El potrero
Cuando éramos chicos jugábamos en cualquier parte. Con los ojos abiertos buscábamos un espacio donde pensar una cancha. Simulábamos armar las porterías con lo que teníamos a mano, marcar las delimitaciones del área, evitábamos los remates altos porque no existía travesaño. La imaginación completaba el cuadro. Casi siempre esa cancha era de tierra, piedra, musgos, un relieve irregular. Costaba predecir la trayectoria de la pelota. Cuando contábamos con mayúscula fortuna aparecía un poco de pasto.

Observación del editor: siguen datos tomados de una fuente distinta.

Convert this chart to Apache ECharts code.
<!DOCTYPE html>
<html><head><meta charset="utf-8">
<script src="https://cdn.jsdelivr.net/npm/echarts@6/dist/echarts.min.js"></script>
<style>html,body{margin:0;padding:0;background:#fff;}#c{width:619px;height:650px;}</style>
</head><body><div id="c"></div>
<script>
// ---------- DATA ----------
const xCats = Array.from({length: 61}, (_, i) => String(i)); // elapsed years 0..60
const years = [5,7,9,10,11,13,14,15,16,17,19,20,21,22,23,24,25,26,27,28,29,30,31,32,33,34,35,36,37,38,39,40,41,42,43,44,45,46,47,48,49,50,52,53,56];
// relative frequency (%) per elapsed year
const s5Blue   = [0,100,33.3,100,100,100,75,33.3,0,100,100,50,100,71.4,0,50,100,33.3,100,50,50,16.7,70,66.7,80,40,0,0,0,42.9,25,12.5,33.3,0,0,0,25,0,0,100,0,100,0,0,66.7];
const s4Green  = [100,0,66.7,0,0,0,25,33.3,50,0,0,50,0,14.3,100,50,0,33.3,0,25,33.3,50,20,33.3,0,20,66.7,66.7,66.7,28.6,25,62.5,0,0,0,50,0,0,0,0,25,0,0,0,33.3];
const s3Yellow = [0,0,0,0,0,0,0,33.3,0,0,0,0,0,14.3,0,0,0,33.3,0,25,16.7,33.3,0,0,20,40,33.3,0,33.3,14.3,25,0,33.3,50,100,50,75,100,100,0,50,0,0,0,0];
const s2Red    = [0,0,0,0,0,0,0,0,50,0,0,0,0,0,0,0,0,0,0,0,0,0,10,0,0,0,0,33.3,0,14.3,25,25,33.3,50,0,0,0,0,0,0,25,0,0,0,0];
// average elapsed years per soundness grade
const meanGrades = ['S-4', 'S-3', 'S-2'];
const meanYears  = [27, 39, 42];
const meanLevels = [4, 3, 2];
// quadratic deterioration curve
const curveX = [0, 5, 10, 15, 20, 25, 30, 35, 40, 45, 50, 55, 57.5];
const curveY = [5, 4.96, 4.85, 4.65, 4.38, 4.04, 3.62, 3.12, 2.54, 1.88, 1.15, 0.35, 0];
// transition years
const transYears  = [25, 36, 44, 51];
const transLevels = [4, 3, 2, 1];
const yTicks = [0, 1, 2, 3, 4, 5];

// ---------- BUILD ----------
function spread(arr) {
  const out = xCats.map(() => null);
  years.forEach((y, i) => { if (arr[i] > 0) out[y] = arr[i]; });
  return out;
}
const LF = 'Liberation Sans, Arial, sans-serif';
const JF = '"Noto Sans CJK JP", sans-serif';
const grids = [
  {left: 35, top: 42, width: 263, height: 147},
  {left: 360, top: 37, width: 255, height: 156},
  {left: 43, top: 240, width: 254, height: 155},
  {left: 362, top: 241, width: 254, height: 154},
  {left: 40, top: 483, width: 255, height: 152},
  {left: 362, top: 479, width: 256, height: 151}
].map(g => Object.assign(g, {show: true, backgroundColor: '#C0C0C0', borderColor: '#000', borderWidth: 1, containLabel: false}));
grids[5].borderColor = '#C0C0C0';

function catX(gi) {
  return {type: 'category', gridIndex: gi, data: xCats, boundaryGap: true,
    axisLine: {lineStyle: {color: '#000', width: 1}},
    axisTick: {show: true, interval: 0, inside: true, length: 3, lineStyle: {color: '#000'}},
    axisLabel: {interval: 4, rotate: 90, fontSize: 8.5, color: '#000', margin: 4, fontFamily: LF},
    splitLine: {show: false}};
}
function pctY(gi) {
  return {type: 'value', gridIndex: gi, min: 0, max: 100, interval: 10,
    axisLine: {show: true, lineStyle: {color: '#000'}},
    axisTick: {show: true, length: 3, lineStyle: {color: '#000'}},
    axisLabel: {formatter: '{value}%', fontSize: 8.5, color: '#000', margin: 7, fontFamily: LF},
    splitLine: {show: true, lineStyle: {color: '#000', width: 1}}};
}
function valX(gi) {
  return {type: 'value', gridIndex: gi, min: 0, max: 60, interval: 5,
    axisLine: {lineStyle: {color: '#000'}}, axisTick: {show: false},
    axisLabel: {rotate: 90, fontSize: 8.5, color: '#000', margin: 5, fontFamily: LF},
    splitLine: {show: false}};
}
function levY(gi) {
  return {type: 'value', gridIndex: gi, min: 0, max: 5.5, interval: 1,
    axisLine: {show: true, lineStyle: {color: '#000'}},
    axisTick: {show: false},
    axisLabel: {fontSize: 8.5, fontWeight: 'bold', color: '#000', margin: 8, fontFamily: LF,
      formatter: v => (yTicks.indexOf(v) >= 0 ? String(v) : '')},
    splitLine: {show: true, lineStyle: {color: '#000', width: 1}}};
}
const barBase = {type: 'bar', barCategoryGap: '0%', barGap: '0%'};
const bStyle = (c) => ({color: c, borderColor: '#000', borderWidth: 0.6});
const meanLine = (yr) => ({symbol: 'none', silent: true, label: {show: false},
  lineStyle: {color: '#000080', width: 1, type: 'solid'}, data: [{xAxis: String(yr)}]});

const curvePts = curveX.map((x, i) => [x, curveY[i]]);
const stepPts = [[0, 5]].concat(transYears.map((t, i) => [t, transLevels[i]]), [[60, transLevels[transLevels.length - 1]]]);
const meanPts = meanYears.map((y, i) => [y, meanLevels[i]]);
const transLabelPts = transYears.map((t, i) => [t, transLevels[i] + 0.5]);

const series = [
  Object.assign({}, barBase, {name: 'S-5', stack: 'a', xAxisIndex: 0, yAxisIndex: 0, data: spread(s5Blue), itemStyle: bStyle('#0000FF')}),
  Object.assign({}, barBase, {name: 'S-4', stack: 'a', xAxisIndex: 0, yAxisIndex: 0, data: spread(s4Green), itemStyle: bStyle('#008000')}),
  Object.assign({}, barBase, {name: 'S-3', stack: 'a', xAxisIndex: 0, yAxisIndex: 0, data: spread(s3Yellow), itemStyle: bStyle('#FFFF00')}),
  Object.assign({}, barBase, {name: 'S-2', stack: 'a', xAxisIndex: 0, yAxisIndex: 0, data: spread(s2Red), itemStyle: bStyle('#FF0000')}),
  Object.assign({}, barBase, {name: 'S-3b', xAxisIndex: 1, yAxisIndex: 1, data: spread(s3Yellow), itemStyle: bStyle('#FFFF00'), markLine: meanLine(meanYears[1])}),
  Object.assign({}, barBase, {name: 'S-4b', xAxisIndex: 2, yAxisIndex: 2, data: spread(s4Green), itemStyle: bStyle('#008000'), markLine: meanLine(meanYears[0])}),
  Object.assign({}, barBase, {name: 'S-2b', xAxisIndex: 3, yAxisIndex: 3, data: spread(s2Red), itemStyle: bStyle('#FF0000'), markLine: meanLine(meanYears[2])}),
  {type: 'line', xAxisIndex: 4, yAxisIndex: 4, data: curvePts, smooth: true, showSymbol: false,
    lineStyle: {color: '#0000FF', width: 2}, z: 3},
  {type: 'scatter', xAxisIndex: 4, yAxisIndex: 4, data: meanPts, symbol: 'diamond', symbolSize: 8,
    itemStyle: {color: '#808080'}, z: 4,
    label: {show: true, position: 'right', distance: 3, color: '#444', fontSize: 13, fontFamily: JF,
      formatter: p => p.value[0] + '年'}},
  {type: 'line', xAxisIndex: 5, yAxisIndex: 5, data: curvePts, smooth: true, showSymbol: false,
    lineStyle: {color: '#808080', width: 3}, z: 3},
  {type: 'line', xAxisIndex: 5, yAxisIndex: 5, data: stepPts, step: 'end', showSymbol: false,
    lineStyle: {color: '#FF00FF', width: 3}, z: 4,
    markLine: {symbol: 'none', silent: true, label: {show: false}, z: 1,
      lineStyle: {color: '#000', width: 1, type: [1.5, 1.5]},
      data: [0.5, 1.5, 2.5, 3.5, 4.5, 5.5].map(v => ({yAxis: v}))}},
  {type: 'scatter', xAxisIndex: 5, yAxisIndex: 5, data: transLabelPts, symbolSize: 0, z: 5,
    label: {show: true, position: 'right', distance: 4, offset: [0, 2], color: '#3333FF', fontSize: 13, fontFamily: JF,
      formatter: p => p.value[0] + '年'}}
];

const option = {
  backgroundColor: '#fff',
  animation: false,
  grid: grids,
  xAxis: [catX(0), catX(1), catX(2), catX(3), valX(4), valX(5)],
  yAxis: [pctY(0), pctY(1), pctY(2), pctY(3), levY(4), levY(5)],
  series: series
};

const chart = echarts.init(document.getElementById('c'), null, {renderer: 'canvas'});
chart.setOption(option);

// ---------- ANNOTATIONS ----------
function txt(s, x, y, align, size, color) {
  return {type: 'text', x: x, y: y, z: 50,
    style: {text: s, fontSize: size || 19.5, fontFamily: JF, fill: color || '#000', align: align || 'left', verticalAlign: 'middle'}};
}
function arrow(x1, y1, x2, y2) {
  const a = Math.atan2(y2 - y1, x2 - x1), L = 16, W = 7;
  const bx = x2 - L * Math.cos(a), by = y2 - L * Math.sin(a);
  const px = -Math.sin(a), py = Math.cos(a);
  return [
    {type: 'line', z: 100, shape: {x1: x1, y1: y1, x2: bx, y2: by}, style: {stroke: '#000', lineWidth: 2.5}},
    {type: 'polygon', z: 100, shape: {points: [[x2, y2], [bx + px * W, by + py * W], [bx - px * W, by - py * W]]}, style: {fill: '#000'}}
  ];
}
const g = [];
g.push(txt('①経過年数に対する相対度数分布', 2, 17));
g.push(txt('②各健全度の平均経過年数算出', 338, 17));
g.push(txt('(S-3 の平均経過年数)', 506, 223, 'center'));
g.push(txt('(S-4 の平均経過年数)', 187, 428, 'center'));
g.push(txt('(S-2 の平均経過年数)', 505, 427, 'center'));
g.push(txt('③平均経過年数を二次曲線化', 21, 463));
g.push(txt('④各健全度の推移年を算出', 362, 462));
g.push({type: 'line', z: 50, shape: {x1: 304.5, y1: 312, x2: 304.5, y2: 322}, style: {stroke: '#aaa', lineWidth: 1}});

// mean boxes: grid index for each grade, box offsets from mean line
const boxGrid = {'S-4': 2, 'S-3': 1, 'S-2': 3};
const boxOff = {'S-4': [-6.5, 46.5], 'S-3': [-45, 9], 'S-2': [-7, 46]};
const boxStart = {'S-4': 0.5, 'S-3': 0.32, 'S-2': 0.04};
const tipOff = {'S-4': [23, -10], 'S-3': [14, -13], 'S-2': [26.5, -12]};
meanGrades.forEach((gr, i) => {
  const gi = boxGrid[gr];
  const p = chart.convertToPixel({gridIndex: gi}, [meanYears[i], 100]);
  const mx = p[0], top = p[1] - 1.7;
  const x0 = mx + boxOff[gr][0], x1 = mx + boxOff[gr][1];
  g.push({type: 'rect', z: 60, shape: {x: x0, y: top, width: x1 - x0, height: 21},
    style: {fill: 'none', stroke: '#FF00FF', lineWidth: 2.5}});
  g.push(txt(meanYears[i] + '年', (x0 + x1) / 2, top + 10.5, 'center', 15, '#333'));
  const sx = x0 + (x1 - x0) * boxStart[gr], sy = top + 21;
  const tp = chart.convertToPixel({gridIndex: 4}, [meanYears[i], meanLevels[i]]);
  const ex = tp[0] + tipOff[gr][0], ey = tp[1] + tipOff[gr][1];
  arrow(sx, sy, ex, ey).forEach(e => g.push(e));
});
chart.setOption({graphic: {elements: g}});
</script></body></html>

Pero esas eran pichangas. Éramos niños. No era fútbol profesional. Por eso presenciar el estado del campo del Santa Laura indigna, irrita y apena. Así no se puede jugar.
Pueden existir razones para explicar el calamitoso estado de una de las canchas más señeras del fútbol chileno. Es probable que exista un motivo importante que explique por qué el estado del campo de juego está tan estropeado. Pero no existe razón sumamente poderosa que nos sirva para comprender cómo se juega en esas condiciones. La falta de criterio y de respeto es hacia los futbolistas, entrenadores, cuerpo técnico, árbitros, asistentes y, sobre todo, a la afición. Además de que la cancha se aprecia en espantosas condiciones, puede ser peligroso para los protagonistas de este juego que son quienes entran a la cancha. Lesiones a la carta.
Santa Laura es un estadio entrañable. Durante cien años ha sido escenario de legendarios partidos y campañas. Prácticamente todos los equipos capitalinos han ejercido como locales alguna vez en la cancha de Unión Española. En este mismo certamen serían locales ahí los anfitriones y también Universidad de Chile y Universidad Católica. En esas condiciones, imposible.
¿Es posible evaluar un partido en esa cancha? ¿Se le puede pedir a un jugador un rendimiento óptimo o cerca de lo regular? Imposible. Injusto. Pero además el torneo nacional es un producto, una imagen que se debe cuidar, mejorar, promover, rescatar. Y en ese potrero sencillamente no se puede.